TASK GOAL –
Write out every line of the material as it stands, apart from the pictures.

++++ COLLECTED DATA ++++

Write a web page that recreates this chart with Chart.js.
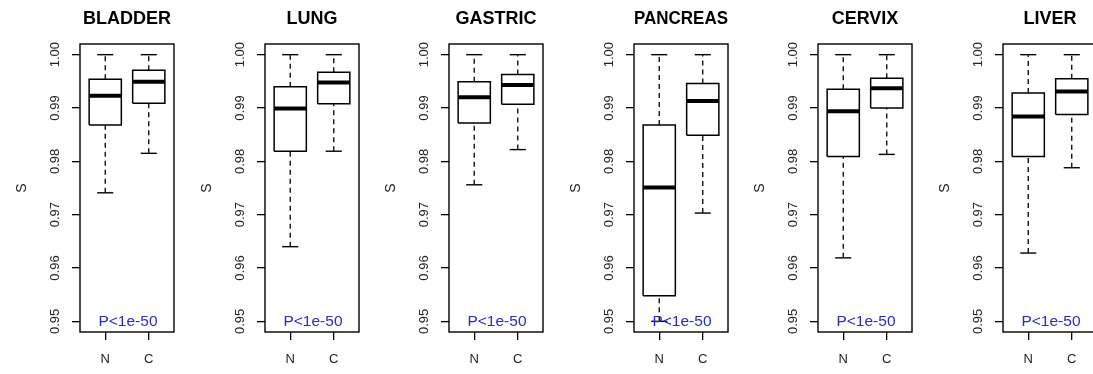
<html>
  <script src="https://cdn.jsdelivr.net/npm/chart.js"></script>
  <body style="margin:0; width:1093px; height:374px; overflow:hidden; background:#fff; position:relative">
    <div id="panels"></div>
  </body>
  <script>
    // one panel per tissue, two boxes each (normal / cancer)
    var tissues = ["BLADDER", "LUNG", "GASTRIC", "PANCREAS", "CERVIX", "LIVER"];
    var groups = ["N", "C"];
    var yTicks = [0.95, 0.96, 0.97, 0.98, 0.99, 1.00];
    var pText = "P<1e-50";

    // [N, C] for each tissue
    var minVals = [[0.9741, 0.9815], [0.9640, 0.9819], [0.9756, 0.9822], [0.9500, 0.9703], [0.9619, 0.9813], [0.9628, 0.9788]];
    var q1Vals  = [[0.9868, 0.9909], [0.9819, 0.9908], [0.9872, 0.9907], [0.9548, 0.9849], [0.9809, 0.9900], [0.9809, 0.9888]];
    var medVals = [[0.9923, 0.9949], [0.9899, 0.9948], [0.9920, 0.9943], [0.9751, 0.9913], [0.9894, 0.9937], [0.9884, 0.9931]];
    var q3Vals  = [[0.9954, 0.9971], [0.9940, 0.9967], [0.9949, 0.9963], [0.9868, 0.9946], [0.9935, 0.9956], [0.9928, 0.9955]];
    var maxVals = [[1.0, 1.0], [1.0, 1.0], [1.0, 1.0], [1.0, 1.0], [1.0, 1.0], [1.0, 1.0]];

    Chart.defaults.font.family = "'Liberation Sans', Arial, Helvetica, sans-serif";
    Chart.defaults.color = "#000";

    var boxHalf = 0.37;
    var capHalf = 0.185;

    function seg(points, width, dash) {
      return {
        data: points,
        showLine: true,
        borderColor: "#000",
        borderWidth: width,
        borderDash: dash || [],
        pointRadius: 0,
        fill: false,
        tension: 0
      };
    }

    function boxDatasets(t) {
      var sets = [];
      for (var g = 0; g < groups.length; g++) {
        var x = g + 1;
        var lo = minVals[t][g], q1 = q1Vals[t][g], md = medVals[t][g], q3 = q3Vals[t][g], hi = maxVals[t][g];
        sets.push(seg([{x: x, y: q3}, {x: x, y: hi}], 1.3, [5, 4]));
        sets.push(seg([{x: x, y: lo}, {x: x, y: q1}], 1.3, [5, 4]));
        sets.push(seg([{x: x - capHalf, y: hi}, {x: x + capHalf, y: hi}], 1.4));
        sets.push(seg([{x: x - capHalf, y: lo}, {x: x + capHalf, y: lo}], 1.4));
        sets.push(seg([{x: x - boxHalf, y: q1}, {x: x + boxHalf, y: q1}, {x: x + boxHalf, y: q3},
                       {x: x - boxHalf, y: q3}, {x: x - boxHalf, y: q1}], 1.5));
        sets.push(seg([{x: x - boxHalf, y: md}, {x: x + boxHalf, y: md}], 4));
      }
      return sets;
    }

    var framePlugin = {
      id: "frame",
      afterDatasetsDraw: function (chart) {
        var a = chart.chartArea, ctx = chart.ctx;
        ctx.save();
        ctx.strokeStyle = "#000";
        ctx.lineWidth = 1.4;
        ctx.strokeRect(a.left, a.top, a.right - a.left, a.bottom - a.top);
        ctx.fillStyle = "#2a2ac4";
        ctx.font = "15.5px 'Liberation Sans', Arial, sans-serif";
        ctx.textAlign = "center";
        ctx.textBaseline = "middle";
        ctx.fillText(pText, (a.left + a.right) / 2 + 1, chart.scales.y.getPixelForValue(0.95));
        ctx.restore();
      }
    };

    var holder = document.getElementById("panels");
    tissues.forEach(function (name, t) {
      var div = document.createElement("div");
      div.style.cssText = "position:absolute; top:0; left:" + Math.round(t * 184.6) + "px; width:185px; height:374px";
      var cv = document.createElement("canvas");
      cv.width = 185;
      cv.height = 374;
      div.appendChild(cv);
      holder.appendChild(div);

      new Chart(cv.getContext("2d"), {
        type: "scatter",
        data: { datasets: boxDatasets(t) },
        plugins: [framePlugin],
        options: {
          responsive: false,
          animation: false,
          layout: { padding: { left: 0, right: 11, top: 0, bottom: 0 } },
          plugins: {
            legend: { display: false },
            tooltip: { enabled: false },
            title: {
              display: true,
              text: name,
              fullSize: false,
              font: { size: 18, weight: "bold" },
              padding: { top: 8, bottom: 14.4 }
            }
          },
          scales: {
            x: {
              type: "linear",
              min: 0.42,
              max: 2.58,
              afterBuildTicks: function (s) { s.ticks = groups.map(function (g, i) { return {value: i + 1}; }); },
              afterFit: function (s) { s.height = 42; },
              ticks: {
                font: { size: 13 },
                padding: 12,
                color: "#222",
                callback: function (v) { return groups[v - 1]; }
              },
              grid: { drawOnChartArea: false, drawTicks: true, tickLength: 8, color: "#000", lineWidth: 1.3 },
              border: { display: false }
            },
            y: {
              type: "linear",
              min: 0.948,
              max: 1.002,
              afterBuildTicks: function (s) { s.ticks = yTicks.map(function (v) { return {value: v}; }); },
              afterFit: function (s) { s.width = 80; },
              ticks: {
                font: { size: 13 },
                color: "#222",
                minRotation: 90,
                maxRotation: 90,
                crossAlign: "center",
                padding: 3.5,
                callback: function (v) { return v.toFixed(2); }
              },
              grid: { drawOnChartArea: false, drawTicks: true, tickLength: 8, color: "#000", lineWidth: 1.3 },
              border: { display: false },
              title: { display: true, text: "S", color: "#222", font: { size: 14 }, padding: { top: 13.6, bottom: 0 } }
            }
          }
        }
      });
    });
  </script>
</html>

++++

THE RESULT –
Write a web page that recreates this chart with Chart.js.
<html>
  <script src="https://cdn.jsdelivr.net/npm/chart.js"></script>
  <body style="margin:0; width:1093px; height:374px; overflow:hidden; background:#fff; position:relative">
    <div id="panels"></div>
  </body>
  <script>
    // one panel per tissue, two boxes each (normal / cancer)
    var tissues = ["BLADDER", "LUNG", "GASTRIC", "PANCREAS", "CERVIX", "LIVER"];
    var groups = ["N", "C"];
    var yTicks = [0.95, 0.96, 0.97, 0.98, 0.99, 1.00];
    var pText = "P<1e-50";

    // [N, C] for each tissue
    var minVals = [[0.9741, 0.9815], [0.9640, 0.9819], [0.9756, 0.9822], [0.9500, 0.9703], [0.9619, 0.9813], [0.9628, 0.9788]];
    var q1Vals  = [[0.9868, 0.9909], [0.9819, 0.9908], [0.9872, 0.9907], [0.9548, 0.9849], [0.9809, 0.9900], [0.9809, 0.9888]];
    var medVals = [[0.9923, 0.9949], [0.9899, 0.9948], [0.9920, 0.9943], [0.9751, 0.9913], [0.9894, 0.9937], [0.9884, 0.9931]];
    var q3Vals  = [[0.9954, 0.9971], [0.9940, 0.9967], [0.9949, 0.9963], [0.9868, 0.9946], [0.9935, 0.9956], [0.9928, 0.9955]];
    var maxVals = [[1.0, 1.0], [1.0, 1.0], [1.0, 1.0], [1.0, 1.0], [1.0, 1.0], [1.0, 1.0]];

    Chart.defaults.font.family = "'Liberation Sans', Arial, Helvetica, sans-serif";
    Chart.defaults.color = "#000";

    var boxHalf = 0.37;
    var capHalf = 0.185;

    function seg(points, width, dash) {
      return {
        data: points,
        showLine: true,
        borderColor: "#000",
        borderWidth: width,
        borderDash: dash || [],
        pointRadius: 0,
        fill: false,
        tension: 0
      };
    }

    function boxDatasets(t) {
      var sets = [];
      for (var g = 0; g < groups.length; g++) {
        var x = g + 1;
        var lo = minVals[t][g], q1 = q1Vals[t][g], md = medVals[t][g], q3 = q3Vals[t][g], hi = maxVals[t][g];
        sets.push(seg([{x: x, y: q3}, {x: x, y: hi}], 1.3, [5, 4]));
        sets.push(seg([{x: x, y: lo}, {x: x, y: q1}], 1.3, [5, 4]));
        sets.push(seg([{x: x - capHalf, y: hi}, {x: x + capHalf, y: hi}], 1.4));
        sets.push(seg([{x: x - capHalf, y: lo}, {x: x + capHalf, y: lo}], 1.4));
        sets.push(seg([{x: x - boxHalf, y: q1}, {x: x + boxHalf, y: q1}, {x: x + boxHalf, y: q3},
                       {x: x - boxHalf, y: q3}, {x: x - boxHalf, y: q1}], 1.5));
        sets.push(seg([{x: x - boxHalf, y: md}, {x: x + boxHalf, y: md}], 4));
      }
      return sets;
    }

    var framePlugin = {
      id: "frame",
      afterDatasetsDraw: function (chart) {
        var a = chart.chartArea, ctx = chart.ctx;
        ctx.save();
        ctx.strokeStyle = "#000";
        ctx.lineWidth = 1.4;
        ctx.strokeRect(a.left, a.top, a.right - a.left, a.bottom - a.top);
        ctx.fillStyle = "#2a2ac4";
        ctx.font = "15.5px 'Liberation Sans', Arial, sans-serif";
        ctx.textAlign = "center";
        ctx.textBaseline = "middle";
        ctx.fillText(pText, (a.left + a.right) / 2 + 1, chart.scales.y.getPixelForValue(0.95));
        ctx.restore();
      }
    };

    var holder = document.getElementById("panels");
    tissues.forEach(function (name, t) {
      var div = document.createElement("div");
      div.style.cssText = "position:absolute; top:0; left:" + Math.round(t * 184.6) + "px; width:185px; height:374px";
      var cv = document.createElement("canvas");
      cv.width = 185;
      cv.height = 374;
      div.appendChild(cv);
      holder.appendChild(div);

      new Chart(cv.getContext("2d"), {
        type: "scatter",
        data: { datasets: boxDatasets(t) },
        plugins: [framePlugin],
        options: {
          responsive: false,
          animation: false,
          layout: { padding: { left: 0, right: 11, top: 0, bottom: 0 } },
          plugins: {
            legend: { display: false },
            tooltip: { enabled: false },
            title: {
              display: true,
              text: name,
              fullSize: false,
              font: { size: 18, weight: "bold" },
              padding: { top: 8, bottom: 14.4 }
            }
          },
          scales: {
            x: {
              type: "linear",
              min: 0.42,
              max: 2.58,
              afterBuildTicks: function (s) { s.ticks = groups.map(function (g, i) { return {value: i + 1}; }); },
              afterFit: function (s) { s.height = 42; },
              ticks: {
                font: { size: 13 },
                padding: 12,
                color: "#222",
                callback: function (v) { return groups[v - 1]; }
              },
              grid: { drawOnChartArea: false, drawTicks: true, tickLength: 8, color: "#000", lineWidth: 1.3 },
              border: { display: false }
            },
            y: {
              type: "linear",
              min: 0.948,
              max: 1.002,
              afterBuildTicks: function (s) { s.ticks = yTicks.map(function (v) { return {value: v}; }); },
              afterFit: function (s) { s.width = 80; },
              ticks: {
                font: { size: 13 },
                color: "#222",
                minRotation: 90,
                maxRotation: 90,
                crossAlign: "center",
                padding: 3.5,
                callback: function (v) { return v.toFixed(2); }
              },
              grid: { drawOnChartArea: false, drawTicks: true, tickLength: 8, color: "#000", lineWidth: 1.3 },
              border: { display: false },
              title: { display: true, text: "S", color: "#222", font: { size: 14 }, padding: { top: 13.6, bottom: 0 } }
            }
          }
        }
      });
    });
  </script>
</html>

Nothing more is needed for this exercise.